Stored items
□ □ □ □

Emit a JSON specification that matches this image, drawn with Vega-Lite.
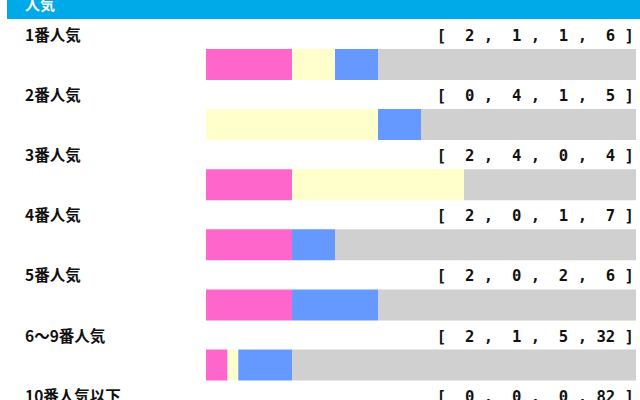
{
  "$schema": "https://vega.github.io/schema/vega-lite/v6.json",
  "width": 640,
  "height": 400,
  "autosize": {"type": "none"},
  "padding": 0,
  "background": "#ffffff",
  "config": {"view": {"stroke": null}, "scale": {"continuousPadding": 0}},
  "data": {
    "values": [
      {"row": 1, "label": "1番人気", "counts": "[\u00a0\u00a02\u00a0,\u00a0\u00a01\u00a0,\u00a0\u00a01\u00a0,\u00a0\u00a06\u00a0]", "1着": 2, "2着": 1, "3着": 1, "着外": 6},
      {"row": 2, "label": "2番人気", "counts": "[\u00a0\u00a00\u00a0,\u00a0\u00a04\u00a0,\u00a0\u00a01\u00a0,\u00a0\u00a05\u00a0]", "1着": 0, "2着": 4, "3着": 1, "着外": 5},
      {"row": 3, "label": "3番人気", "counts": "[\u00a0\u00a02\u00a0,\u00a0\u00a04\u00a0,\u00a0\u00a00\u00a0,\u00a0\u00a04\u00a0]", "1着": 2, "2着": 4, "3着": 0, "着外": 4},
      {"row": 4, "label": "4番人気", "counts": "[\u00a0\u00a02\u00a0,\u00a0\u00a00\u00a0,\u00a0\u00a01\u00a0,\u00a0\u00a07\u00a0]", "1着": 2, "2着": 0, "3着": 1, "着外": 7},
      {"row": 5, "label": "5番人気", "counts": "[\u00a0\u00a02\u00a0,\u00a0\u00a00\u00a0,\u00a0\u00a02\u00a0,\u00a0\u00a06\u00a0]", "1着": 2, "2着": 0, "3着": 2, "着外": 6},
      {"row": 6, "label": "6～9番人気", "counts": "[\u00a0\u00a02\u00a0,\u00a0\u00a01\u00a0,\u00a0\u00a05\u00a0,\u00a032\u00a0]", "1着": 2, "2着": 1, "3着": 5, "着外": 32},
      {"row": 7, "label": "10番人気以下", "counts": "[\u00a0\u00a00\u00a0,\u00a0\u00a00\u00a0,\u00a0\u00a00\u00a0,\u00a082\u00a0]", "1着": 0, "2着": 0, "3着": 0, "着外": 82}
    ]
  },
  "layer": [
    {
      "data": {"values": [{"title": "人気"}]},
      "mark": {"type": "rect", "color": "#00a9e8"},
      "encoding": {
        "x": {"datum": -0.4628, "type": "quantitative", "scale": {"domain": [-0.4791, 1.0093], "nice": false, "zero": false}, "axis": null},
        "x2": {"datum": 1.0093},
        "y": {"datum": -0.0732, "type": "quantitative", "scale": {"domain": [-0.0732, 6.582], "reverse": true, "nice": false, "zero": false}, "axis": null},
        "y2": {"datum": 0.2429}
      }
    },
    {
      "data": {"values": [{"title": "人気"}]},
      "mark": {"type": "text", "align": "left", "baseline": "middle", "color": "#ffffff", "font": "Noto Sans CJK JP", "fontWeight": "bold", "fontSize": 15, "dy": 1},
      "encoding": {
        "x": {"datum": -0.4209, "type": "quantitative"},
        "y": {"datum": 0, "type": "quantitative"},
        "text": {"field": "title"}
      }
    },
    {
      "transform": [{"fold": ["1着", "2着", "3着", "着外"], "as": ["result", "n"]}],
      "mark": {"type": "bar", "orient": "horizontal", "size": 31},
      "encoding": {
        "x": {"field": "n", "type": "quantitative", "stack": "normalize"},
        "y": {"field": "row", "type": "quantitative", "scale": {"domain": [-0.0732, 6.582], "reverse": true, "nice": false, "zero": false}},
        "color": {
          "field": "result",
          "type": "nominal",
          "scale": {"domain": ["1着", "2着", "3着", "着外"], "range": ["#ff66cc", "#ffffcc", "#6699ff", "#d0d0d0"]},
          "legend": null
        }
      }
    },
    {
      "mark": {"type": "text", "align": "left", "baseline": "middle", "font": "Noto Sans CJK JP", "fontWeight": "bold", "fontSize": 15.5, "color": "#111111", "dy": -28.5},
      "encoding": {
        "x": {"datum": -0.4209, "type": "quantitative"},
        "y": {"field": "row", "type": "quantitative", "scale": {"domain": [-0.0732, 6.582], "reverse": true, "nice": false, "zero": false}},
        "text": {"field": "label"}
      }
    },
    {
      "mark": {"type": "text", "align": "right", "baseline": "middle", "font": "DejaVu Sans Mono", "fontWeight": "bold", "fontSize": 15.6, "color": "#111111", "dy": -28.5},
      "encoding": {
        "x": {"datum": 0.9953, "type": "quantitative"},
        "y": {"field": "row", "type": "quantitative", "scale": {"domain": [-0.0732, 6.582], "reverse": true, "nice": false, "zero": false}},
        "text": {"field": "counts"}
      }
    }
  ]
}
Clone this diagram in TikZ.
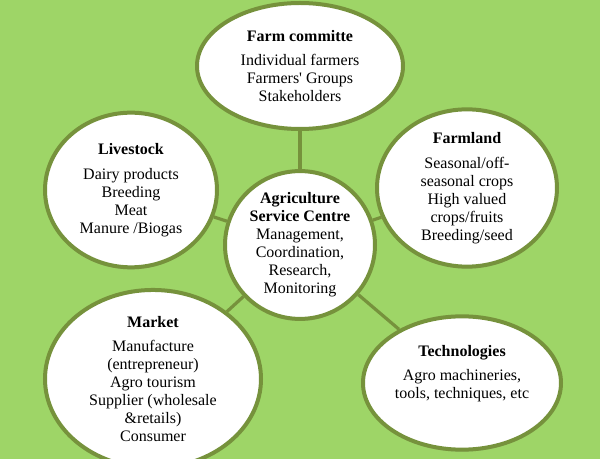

□ □ □ □

_Do this_
What you return should match the records above word for word, minus the pictures.

_Exercise output_
Emit a JSON specification that matches this image, drawn with Vega-Lite.
{
  "$schema": "https://vega.github.io/schema/vega-lite/v6.json",
  "width": 640,
  "height": 400,
  "autosize": {"type": "none"},
  "padding": 0,
  "background": "#ffffff",
  "config": {"view": {"stroke": null}, "scale": {"continuousPadding": 0}},
  "data": {
    "values": [
      {"row": 1, "label": "1番人気", "counts": "[\u00a0\u00a02\u00a0,\u00a0\u00a01\u00a0,\u00a0\u00a01\u00a0,\u00a0\u00a06\u00a0]", "1着": 2, "2着": 1, "3着": 1, "着外": 6},
      {"row": 2, "label": "2番人気", "counts": "[\u00a0\u00a00\u00a0,\u00a0\u00a04\u00a0,\u00a0\u00a01\u00a0,\u00a0\u00a05\u00a0]", "1着": 0, "2着": 4, "3着": 1, "着外": 5},
      {"row": 3, "label": "3番人気", "counts": "[\u00a0\u00a02\u00a0,\u00a0\u00a04\u00a0,\u00a0\u00a00\u00a0,\u00a0\u00a04\u00a0]", "1着": 2, "2着": 4, "3着": 0, "着外": 4},
      {"row": 4, "label": "4番人気", "counts": "[\u00a0\u00a02\u00a0,\u00a0\u00a00\u00a0,\u00a0\u00a01\u00a0,\u00a0\u00a07\u00a0]", "1着": 2, "2着": 0, "3着": 1, "着外": 7},
      {"row": 5, "label": "5番人気", "counts": "[\u00a0\u00a02\u00a0,\u00a0\u00a00\u00a0,\u00a0\u00a02\u00a0,\u00a0\u00a06\u00a0]", "1着": 2, "2着": 0, "3着": 2, "着外": 6},
      {"row": 6, "label": "6～9番人気", "counts": "[\u00a0\u00a02\u00a0,\u00a0\u00a01\u00a0,\u00a0\u00a05\u00a0,\u00a032\u00a0]", "1着": 2, "2着": 1, "3着": 5, "着外": 32},
      {"row": 7, "label": "10番人気以下", "counts": "[\u00a0\u00a00\u00a0,\u00a0\u00a00\u00a0,\u00a0\u00a00\u00a0,\u00a082\u00a0]", "1着": 0, "2着": 0, "3着": 0, "着外": 82}
    ]
  },
  "layer": [
    {
      "data": {"values": [{"title": "人気"}]},
      "mark": {"type": "rect", "color": "#00a9e8"},
      "encoding": {
        "x": {"datum": -0.4628, "type": "quantitative", "scale": {"domain": [-0.4791, 1.0093], "nice": false, "zero": false}, "axis": null},
        "x2": {"datum": 1.0093},
        "y": {"datum": -0.0732, "type": "quantitative", "scale": {"domain": [-0.0732, 6.582], "reverse": true, "nice": false, "zero": false}, "axis": null},
        "y2": {"datum": 0.2429}
      }
    },
    {
      "data": {"values": [{"title": "人気"}]},
      "mark": {"type": "text", "align": "left", "baseline": "middle", "color": "#ffffff", "font": "Noto Sans CJK JP", "fontWeight": "bold", "fontSize": 15, "dy": 1},
      "encoding": {
        "x": {"datum": -0.4209, "type": "quantitative"},
        "y": {"datum": 0, "type": "quantitative"},
        "text": {"field": "title"}
      }
    },
    {
      "transform": [{"fold": ["1着", "2着", "3着", "着外"], "as": ["result", "n"]}],
      "mark": {"type": "bar", "orient": "horizontal", "size": 31},
      "encoding": {
        "x": {"field": "n", "type": "quantitative", "stack": "normalize"},
        "y": {"field": "row", "type": "quantitative", "scale": {"domain": [-0.0732, 6.582], "reverse": true, "nice": false, "zero": false}},
        "color": {
          "field": "result",
          "type": "nominal",
          "scale": {"domain": ["1着", "2着", "3着", "着外"], "range": ["#ff66cc", "#ffffcc", "#6699ff", "#d0d0d0"]},
          "legend": null
        }
      }
    },
    {
      "mark": {"type": "text", "align": "left", "baseline": "middle", "font": "Noto Sans CJK JP", "fontWeight": "bold", "fontSize": 15.5, "color": "#111111", "dy": -28.5},
      "encoding": {
        "x": {"datum": -0.4209, "type": "quantitative"},
        "y": {"field": "row", "type": "quantitative", "scale": {"domain": [-0.0732, 6.582], "reverse": true, "nice": false, "zero": false}},
        "text": {"field": "label"}
      }
    },
    {
      "mark": {"type": "text", "align": "right", "baseline": "middle", "font": "DejaVu Sans Mono", "fontWeight": "bold", "fontSize": 15.6, "color": "#111111", "dy": -28.5},
      "encoding": {
        "x": {"datum": 0.9953, "type": "quantitative"},
        "y": {"field": "row", "type": "quantitative", "scale": {"domain": [-0.0732, 6.582], "reverse": true, "nice": false, "zero": false}},
        "text": {"field": "counts"}
      }
    }
  ]
}
Clone this diagram in TikZ.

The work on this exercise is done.